A List of Cages by Robin Roe

{Before getting into this review too deeply and forgetting about it eventually, I want to thank Robin Roe for her book with it’s message about friendship and the power of kindness. Thank you, Robin.}

What it is about- Adam and Julian, Julian and Adam. A fifth-grader and a second-grade-kindergartener as reading partners. When Adam hears about it, he still isn’t sure if it’s going to be fun or not really so, but then he get’s to know Julian.

“The boy assigned to me – Julian – looked like and anime character, with too much shiny black hair that fell just short of his enormous round eyes.”

Julian, the second-grader that has to take reading practice along with the kindergarteners,

“‘If you are a second grader, then why are you here?’ I asked. ‘I have dyslexia,’ he said. ‘I’m in Reading Improvement.'”

and Julian the most talented singer, the one that draws the best pictures. Julian, the happy kid.

“I can’t remember what Julian sang, but he was good. Not just little-kid-good, but really good.”

The two drift apart and find back together at a time in which too much has changed. There is no Julian, the happy kid.

“When he looked up, his enormous eyes were like glass, something reflective instead of animated. ‘Julian?’ I said.”

And they drift apart again only to find back to each other another time. That’s where the story begins.

“‘Julian?’ I spin around. And the moment seems to slow. […] He breaks into a grin. I glance around to find who he’s smiling at, but no-one is there. ‘It’ me,’ he says. ‘Adam.’

Adam’s and Julian’s, Julian’s and Adam’s. A friendship that is meant to be, but hard to accomplish. When Adam wants to help, Julian pushes him away as far as he can, refusing help that is desperately needed.

“I panic. ‘W-who are you calling?’ ‘The police.’ ‘No, don’t!’ I plead. […] ‘Please.’ He takes a deep breath. ‘Okay. Okay.'”

But their story grows and shows the power of kindness, of friendship, even in moments where there should not be hope or the slightest possibility of healing. While talking of loss and immense pain, Adam and Julian show, that there is always a way to work life out, taking it however it may come.
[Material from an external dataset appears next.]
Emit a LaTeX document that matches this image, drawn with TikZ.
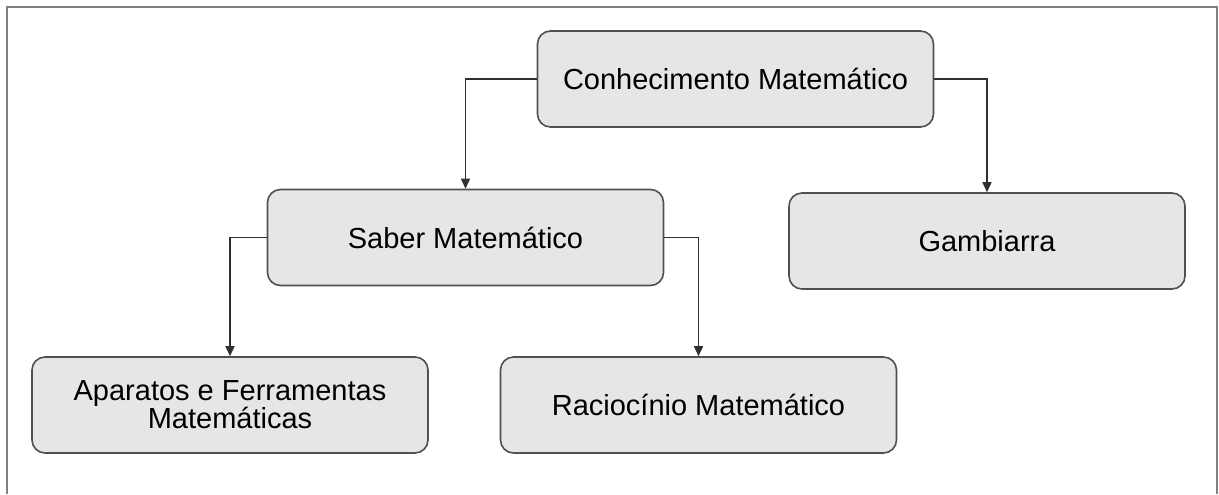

Why I picked this book up- I received this book as my February book of the month in my Bookish Box. Actually I didn’t plan on picking it up so soon, but after I had read Adam’s short review on it, I couldn’t help myself. I started reading it an hour later. About forty eight hours later I sat in my room crying, the book opened on it’s last page. And people, I want you to know that I have been in a reading slump since finishing the hours by Michael Cunningham a whole month ago. Yes, the book was that good. Buuuut, it’s time for my opinion only now.

How I liked it- This book and it’s message mean far too much to me. Kindness is a value I respect more than almost any other. Kindness has power just like hate does.

“Hate ricochets, but kindness does too.”

It did so much to me. I will never, never be able to feel how Julian felt, because little have I lost compared to what he has suffered through, but I can understand now. I understand as much as a person who did not live through it can and the loss of a person is something we all have experienced.

“It’s strange how many ways there are to miss someone. You miss the things they did and who they were, but you also miss who you were to them. The way everything you said and did was beautiful or entertaining or important. How much you mattered.”

Especially this quote makes me remember a special member of my family that has passed away when I was only five. Five, an age that you can already, but far from enough, remember. I am said to look like him, be like him. I am said to have his eyes and hair and humor and music talent. It is more than just sad knowing that you shared so much with someone you barely had the chance to get to know. But I know, he would be so proud of me and that is everything one needs. 

Even under the message this book can put in an appearance. And a good one it is. With a simple and easy-to-get-into writing style Robin Roe tells the story that is other than the writing a lot more difficult on every level. The characters, to get to them are all their own individuals and there are a lot of them. A lot. There is none of them taken less care of than another one. They have their very own opinions, strong opinions and that’s a good thing. Another thing about this book is that it is so fast paced you probably have to calm yourself down. Fast readers will most likely read it in one sitting, but let me tell you, A List of Cages deserves more than a few hours of your time. It deserves all your time and after and even while reading you should set it down for a moment now and then to think, just do it and thank me afterwards.

To come to and end, this book is a book for everyone. Adults just as teens, as it’s a young adult novel, but it’s far more than that, so don’t let that make you shy away from picking it up. But above all it is a book to talk about. A book to one’s characters should look up. And I wish it all the luck on the big bad book market. It deserves to be admired, read, hugged and loved. Just as it deserves to be presented from one person to another, not obligatory for a birthday or another yearly festive, but just like that. Out of kindness, because this is what it is supposed to teach. The Power of Kindness.